L'absence de relations diplomatiques formelles, qui sont plus importantes entre ennemis qu'entre alliés, reste absurde. Mais après s'être appuyés pendant des années sur des tiers tels que la Suisse et des canaux détournés en Irak pour communiquer diplomatiquement, les États-Unis et l'Iran sont encore tout à fait capables d'échanger des messages avec des mots plutôt qu'avec des missiles. Et même si seuls les accords les plus élémentaires sont conclus, les deux pays peuvent s'appuyer sur leurs services de renseignement internes et sur des tiers tels que les Nations unies ou des organisations non gouvernementales pour vérifier que l'autre partie respecte ses engagements en ce qui concerne, par exemple, les mouvements de troupes, les livraisons d'armes et les tirs de missiles.
L'engagement diplomatique entre les deux parties est entravé par des facteurs déstabilisants - troubles politiques intérieurs, fuites, campagnes de désinformation, portée des médias sociaux et changement climatique, pour n'en citer que quelques-uns - qui rendent difficile la formation d'accords internationaux viables. Mais au-delà de ces facteurs, les conséquences possibles d'une nouvelle guerre au Moyen-Orient sont infiniment pires.
Les derniers tweets du président américain Donald Trump rapprochent de nouvelles effusions de sang, mais même le dernier barrage de rhétorique belliqueuse ne fait pas de la guerre une fatalité.
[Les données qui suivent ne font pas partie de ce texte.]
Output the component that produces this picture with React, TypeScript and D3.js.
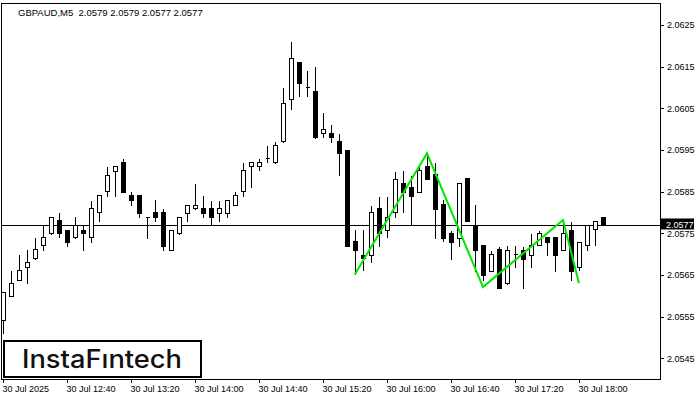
// @ts-nocheck
import React, { useEffect, useRef } from 'react';
import * as d3 from 'd3';

const symbol = "GBPAUD,M5";
const lastQuote = ["2.0579", "2.0579", "2.0577", "2.0577"];

// 5-minute bars from 30 Jul 12:00
const opens = [
  2.05541, 2.05600, 2.05639, 2.05670, 2.05690, 2.05721, 2.05750, 2.05781, 2.05759, 2.05740,
  2.05759, 2.05740, 2.05801, 2.05851, 2.05900, 2.05921, 2.05841, 2.05841, 2.05790, 2.05800,
  2.05800, 2.05711, 2.05750, 2.05799, 2.05810, 2.05810, 2.05810, 2.05799, 2.05799, 2.05819,
  2.05851, 2.05911, 2.05911, 2.05931, 2.05920, 2.05971, 2.06072, 2.06160, 2.06100, 2.06091,
  2.05990, 2.05990, 2.05971, 2.05951, 2.05731, 2.05699, 2.05699, 2.05810, 2.05759, 2.05800,
  2.05870, 2.05860, 2.05850, 2.05912, 2.05892, 2.05820, 2.05750, 2.05739, 2.05882, 2.05771,
  2.05722, 2.05660, 2.05712, 2.05630, 2.05700, 2.05711, 2.05699, 2.05722, 2.05740, 2.05740,
  2.05711, 2.05759, 2.05670, 2.05721, 2.05760, 2.05790
];
const highs = [
  2.05611, 2.05661, 2.05700, 2.05712, 2.05740, 2.05770, 2.05791, 2.05801, 2.05760, 2.05791,
  2.05772, 2.05831, 2.05842, 2.05911, 2.05912, 2.05931, 2.05851, 2.05842, 2.05791, 2.05832,
  2.05810, 2.05760, 2.05791, 2.05820, 2.05870, 2.05841, 2.05831, 2.05831, 2.05832, 2.05851,
  2.05921, 2.05921, 2.05930, 2.05962, 2.05971, 2.06101, 2.06212, 2.06161, 2.06142, 2.06152,
  2.06041, 2.06012, 2.05990, 2.05952, 2.05760, 2.05760, 2.05819, 2.05840, 2.05840, 2.05900,
  2.05901, 2.05890, 2.05916, 2.05940, 2.05922, 2.05832, 2.05759, 2.05871, 2.05883, 2.05820,
  2.05723, 2.05709, 2.05719, 2.05722, 2.05722, 2.05719, 2.05751, 2.05759, 2.05741, 2.05741,
  2.05780, 2.05780, 2.05731, 2.05771, 2.05781, 2.05790
];
const lows = [
  2.05510, 2.05599, 2.05638, 2.05630, 2.05689, 2.05711, 2.05749, 2.05740, 2.05720, 2.05739,
  2.05711, 2.05730, 2.05780, 2.05840, 2.05839, 2.05849, 2.05818, 2.05790, 2.05739, 2.05779,
  2.05710, 2.05710, 2.05749, 2.05779, 2.05809, 2.05790, 2.05772, 2.05780, 2.05790, 2.05818,
  2.05840, 2.05860, 2.05901, 2.05920, 2.05919, 2.05970, 2.06049, 2.06080, 2.06080, 2.05979,
  2.05980, 2.05970, 2.05891, 2.05719, 2.05652, 2.05661, 2.05680, 2.05720, 2.05740, 2.05790,
  2.05800, 2.05772, 2.05849, 2.05880, 2.05739, 2.05732, 2.05688, 2.05720, 2.05779, 2.05660,
  2.05638, 2.05659, 2.05618, 2.05629, 2.05668, 2.05619, 2.05669, 2.05721, 2.05699, 2.05660,
  2.05710, 2.05639, 2.05662, 2.05710, 2.05721, 2.05770
];
const closes = [
  2.05609, 2.05630, 2.05661, 2.05680, 2.05712, 2.05740, 2.05790, 2.05750, 2.05730, 2.05770,
  2.05750, 2.05810, 2.05841, 2.05891, 2.05911, 2.05850, 2.05830, 2.05799, 2.05790, 2.05790,
  2.05720, 2.05759, 2.05790, 2.05819, 2.05819, 2.05799, 2.05790, 2.05810, 2.05831, 2.05841,
  2.05901, 2.05920, 2.05920, 2.05931, 2.05961, 2.06062, 2.06170, 2.06110, 2.06100, 2.05980,
  2.06001, 2.05980, 2.05942, 2.05720, 2.05710, 2.05690, 2.05800, 2.05750, 2.05790, 2.05881,
  2.05850, 2.05840, 2.05902, 2.05881, 2.05808, 2.05739, 2.05730, 2.05870, 2.05780, 2.05710,
  2.05650, 2.05700, 2.05619, 2.05711, 2.05700, 2.05689, 2.05722, 2.05750, 2.05730, 2.05699,
  2.05750, 2.05660, 2.05730, 2.05770, 2.05780, 2.05770
];

const timeLabels = [
  "30 Jul 2025", "30 Jul 12:40", "30 Jul 13:20", "30 Jul 14:00", "30 Jul 14:40",
  "30 Jul 15:20", "30 Jul 16:00", "30 Jul 16:40", "30 Jul 17:20", "30 Jul 18:00"
];
const timeLabelBars = [0, 8, 16, 24, 32, 40, 48, 56, 64, 72];
const priceTicks = [2.0545, 2.0555, 2.0565, 2.0575, 2.0585, 2.0595, 2.0605, 2.0615, 2.0625];
const currentPrice = 2.0577;

// zigzag pattern drawn over the candles
const patternBars = [44, 53, 60, 70, 72];
const patternPrices = [2.05652, 2.05942, 2.05621, 2.05782, 2.0563];

const font = "'Liberation Sans', Arial, sans-serif";

const App = () => {
  const svgRef = useRef(null);

  useEffect(() => {
    document.body.style.margin = "0";
    const svg = d3.select(svgRef.current);
    svg.selectAll("*").remove();

    const plotRight = 660;
    const plotBottom = 379;

    const x = d3.scaleLinear().domain([0, 1]).range([3, 11]);
    const y = d3.scaleLinear().domain([2.0545, 2.0625]).range([358.3, 25]);
    const py = v => Math.round(y(v)) + 0.5;

    svg.append("rect").attr("width", 700).attr("height", 400).attr("fill", "#fff");

    // frame
    svg.append("rect")
      .attr("x", 1.5).attr("y", 3.5)
      .attr("width", plotRight - 1).attr("height", plotBottom - 3)
      .attr("fill", "none").attr("stroke", "#000").attr("stroke-width", 1);

    // title
    svg.append("text")
      .attr("x", 18).attr("y", 16)
      .attr("font-family", font).attr("font-size", 9.5)
      .attr("fill", "#000")
      .attr("xml:space", "preserve")
      .text(`${symbol}  ${lastQuote.join(" ")}`);

    // current price line
    svg.append("line")
      .attr("x1", 2).attr("x2", plotRight)
      .attr("y1", py(currentPrice)).attr("y2", py(currentPrice))
      .attr("stroke", "#000").attr("stroke-width", 1);

    // candles
    const bars = d3.range(opens.length);
    const gC = svg.append("g").attr("shape-rendering", "crispEdges");
    bars.forEach(i => {
      const cx = Math.round(x(i)) + 0.5;
      gC.append("line")
        .attr("x1", cx).attr("x2", cx)
        .attr("y1", py(highs[i])).attr("y2", py(lows[i]))
        .attr("stroke", "#000");
      const yo = py(opens[i]);
      const yc = py(closes[i]);
      const top = Math.min(yo, yc);
      const bot = Math.max(yo, yc);
      const bull = closes[i] > opens[i];
      gC.append("path")
        .attr("d", `M${cx - 2},${top}H${cx + 2}V${bot}H${cx - 2}Z`)
        .attr("fill", bull ? "#fff" : "#000")
        .attr("stroke", "#000");
    });

    // pattern zigzag
    const line = d3.line()
      .x((d, k) => x(patternBars[k]))
      .y(d => y(d));
    svg.append("path")
      .attr("d", line(patternPrices))
      .attr("fill", "none")
      .attr("stroke", "#00e600")
      .attr("stroke-width", 2);

    // right price axis
    const gY = svg.append("g").attr("font-family", font).attr("font-size", 9).attr("fill", "#000");
    priceTicks.forEach(p => {
      gY.append("line")
        .attr("x1", plotRight).attr("x2", plotRight + 4)
        .attr("y1", py(p)).attr("y2", py(p))
        .attr("stroke", "#000");
      gY.append("text")
        .attr("x", plotRight + 7).attr("y", y(p) + 3.3)
        .text(d3.format(".4f")(p));
    });

    // current price tag
    const cy = y(currentPrice);
    svg.append("rect")
      .attr("x", plotRight + 1).attr("y", cy - 6.5)
      .attr("width", 33).attr("height", 11)
      .attr("fill", "#000");
    svg.append("text")
      .attr("x", plotRight + 6).attr("y", cy + 3)
      .attr("font-family", font).attr("font-size", 9).attr("fill", "#fff")
      .text(d3.format(".4f")(currentPrice));

    // bottom time axis
    const gX = svg.append("g").attr("font-family", font).attr("font-size", 9).attr("fill", "#000");
    timeLabels.forEach((t, k) => {
      const tx = Math.round(x(timeLabelBars[k])) + 0.5;
      gX.append("line")
        .attr("x1", tx).attr("x2", tx)
        .attr("y1", plotBottom).attr("y2", plotBottom + 4)
        .attr("stroke", "#000");
      gX.append("text")
        .attr("x", tx - 1).attr("y", 392)
        .text(t);
    });

    // logo box
    svg.append("rect")
      .attr("x", 4).attr("y", 341)
      .attr("width", 197).attr("height", 36)
      .attr("fill", "#fff").attr("stroke", "#000").attr("stroke-width", 2);
    svg.append("text")
      .attr("x", 102).attr("y", 368)
      .attr("text-anchor", "middle")
      .attr("font-family", "Inter, 'Noto Sans', sans-serif")
      .attr("font-weight", 500)
      .attr("font-size", 25)
      .attr("textLength", 160)
      .attr("lengthAdjust", "spacingAndGlyphs")
      .attr("fill", "#111")
      .text("InstaFıntech");
  }, []);

  return <svg ref={svgRef} width={700} height={400} style={{ display: "block" }}></svg>;
};

export default App;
Bien que l'administration Trump se soit désengagée des institutions mondiales, allant même jusqu'à en fuir et à en financer certaines, il n'est pas trop tard pour adopter des mesures de confiance sérieuses afin de revenir à la table des négociations, même si cela ne satisfait pas les pulsions de représailles et nécessite d'alléger une partie de la pression maximale appliquée via la politique de l'administration Trump à l'égard de l'Iran. L'Iran est tout aussi capable de résister aux forces qui le poussent à mener des activités déstabilisatrices et à planifier activement des attaques contre Israël, l'Arabie saoudite, les forces américaines et d'autres pays. L'Iran ne peut pas gagner une guerre contre les États-Unis, et les États-Unis ne peuvent pas non plus se permettre d'en mener une.